_Challenge_
Take the lines from the head of the listing through the one bearing "0.492, 0.395, 0.277, 0.161, 0.046, 0.0]" and copy them exactly, leaving every picture out.

_Data excerpt_
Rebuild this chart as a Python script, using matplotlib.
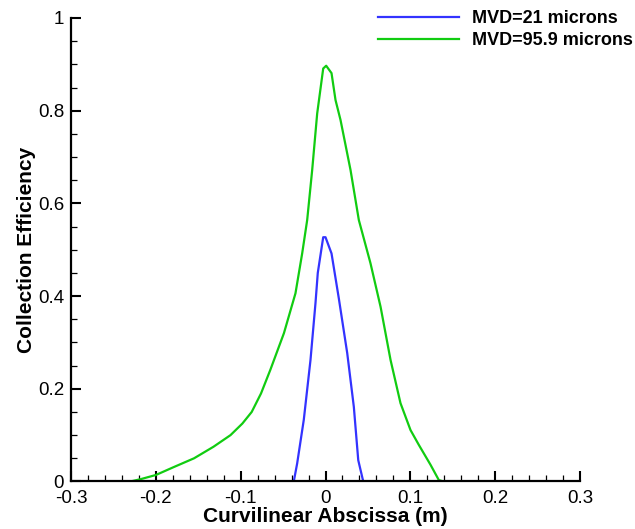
import matplotlib
matplotlib.use("Agg")
import matplotlib.pyplot as plt
from matplotlib.ticker import MultipleLocator, FuncFormatter

# MVD = 21 microns
x_21 = [-0.0374, -0.0334, -0.0256, -0.0177, -0.0118, -0.0091, -0.0027, 0.0,
        0.0071, 0.0157, 0.0256, 0.0334, 0.0386, 0.0445]
ce_21 = [0.0, 0.039, 0.133, 0.262, 0.385, 0.45, 0.527, 0.527,
         0.492, 0.395, 0.277, 0.161, 0.046, 0.0]

# MVD = 95.9 microns
x_959 = [-0.230, -0.218, -0.200, -0.179, -0.155, -0.132, -0.112, -0.098, -0.087,
         -0.076, -0.065, -0.049, -0.0354, -0.0275, -0.0216, -0.0157, -0.0098,
         -0.0027, 0.0008, 0.0071, 0.0118, 0.0177, 0.0295, 0.0393, 0.053, 0.0649,
         0.0767, 0.0884, 0.1002, 0.110, 0.1238, 0.1336, 0.139]
ce_959 = [0.0, 0.005, 0.014, 0.031, 0.050, 0.075, 0.100, 0.125, 0.150,
          0.190, 0.241, 0.320, 0.406, 0.492, 0.564, 0.672, 0.794,
          0.891, 0.897, 0.881, 0.823, 0.780, 0.672, 0.564, 0.471, 0.377,
          0.262, 0.169, 0.111, 0.079, 0.036, 0.003, 0.0]

plt.rcParams["font.family"] = ["Liberation Sans", "DejaVu Sans"]

fig = plt.figure(figsize=(6.35, 5.29), dpi=100)
ax = fig.add_axes([0.1118, 0.0898, 0.8016, 0.8762])

ax.plot(x_21, ce_21, color="#3333ff", lw=1.6, label="MVD=21 microns")
ax.plot(x_959, ce_959, color="#11cc11", lw=1.6, label="MVD=95.9 microns")

ax.set_xlim(-0.3, 0.3)
ax.set_ylim(0, 1)
ax.spines["top"].set_visible(False)
ax.spines["right"].set_visible(False)
for s in ("left", "bottom"):
    ax.spines[s].set_linewidth(1.6)

ax.xaxis.set_major_locator(MultipleLocator(0.1))
ax.xaxis.set_minor_locator(MultipleLocator(0.02))
ax.yaxis.set_major_locator(MultipleLocator(0.2))
ax.yaxis.set_minor_locator(MultipleLocator(0.05))
fmt = FuncFormatter(lambda v, p: f"{v:g}" if abs(v) > 1e-9 else "0")
ax.xaxis.set_major_formatter(fmt)
ax.yaxis.set_major_formatter(fmt)
ax.tick_params(which="major", direction="in", length=7, width=1.5,
               labelsize=13.5, pad=5)
ax.tick_params(axis="x", which="major", pad=6)
ax.tick_params(which="minor", direction="in", length=4, width=0.9)

ax.set_xlabel("Curvilinear Abscissa (m)", fontsize=15, fontweight="bold",
              labelpad=0)
ax.set_ylabel("Collection Efficiency", fontsize=15, fontweight="bold",
              labelpad=1)

fig.legend(loc="upper right", bbox_to_anchor=(1.023, 1.011), frameon=False,
           prop={"weight": "bold", "size": 13}, handlelength=4.5,
           handletextpad=0.75, labelspacing=0.25)

fig.savefig("out.png", dpi=100)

_Complete response_
Rebuild this chart as a Python script, using matplotlib.
import matplotlib
matplotlib.use("Agg")
import matplotlib.pyplot as plt
from matplotlib.ticker import MultipleLocator, FuncFormatter

# MVD = 21 microns
x_21 = [-0.0374, -0.0334, -0.0256, -0.0177, -0.0118, -0.0091, -0.0027, 0.0,
        0.0071, 0.0157, 0.0256, 0.0334, 0.0386, 0.0445]
ce_21 = [0.0, 0.039, 0.133, 0.262, 0.385, 0.45, 0.527, 0.527,
         0.492, 0.395, 0.277, 0.161, 0.046, 0.0]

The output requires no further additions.